A: Assolutamente, è inutile negarlo: inizialmente sembrava che una cosa per noi quotidiana come suonare insieme fosse diventata impossibile. Abbiamo provato ad adattarci, inizialmente: nelle prime due settimane ci spedivamo i file per lavorarci da casa, ma la cosa non è andata avanti a lungo. Ci siamo resi conto che avevamo bisogno di guardarci in faccia l’un l’altro per lavorare ai brani, così abbiamo atteso di poter tornare in saletta e abbiamo convogliato negli strumenti tutta l’energia accumulata. Il titolo del disco, in parte, è riferito anche agli ultimi due anni: volevamo mettere un Punto e andare al capitolo successivo della nostra vita come Amesua.
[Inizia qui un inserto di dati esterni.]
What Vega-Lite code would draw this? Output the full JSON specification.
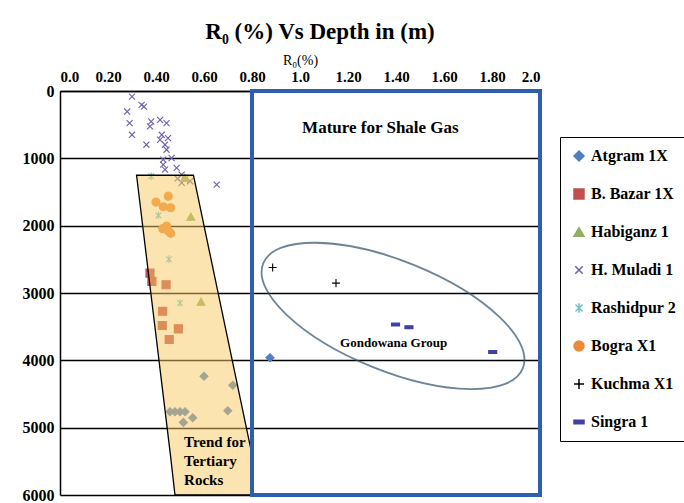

SD: Qual è il modo migliore per supportarvi se qualcuno dei nostri lettori e delle nostre lettrici apprezzasse la vostra musica?
A: Venite ai concerti, scriveteci sui social e/o e-mail: ci piace il confronto e conoscere nuove persone. Tutti i nostri dischi stanno su Bandcamp acquistabili, su Spotify ci sono gli ultimi tre. Offriteci una pizza e diventerete i nostri migliori amici.
SD: Cosa possiamo aspettarci ora che ‘Punto’ è uscito? Sarà possibile vedervi dal vivo da qualche parte?
A: Assolutamente! Unico progetto per il futuro: suonare, suonare e suonare. Stiamo lavorando a dei mini-tour, probabilmente dall’autunno in poi: chiunque voglia darci una mano, può scriverci e ve ne saremo grati in eterno.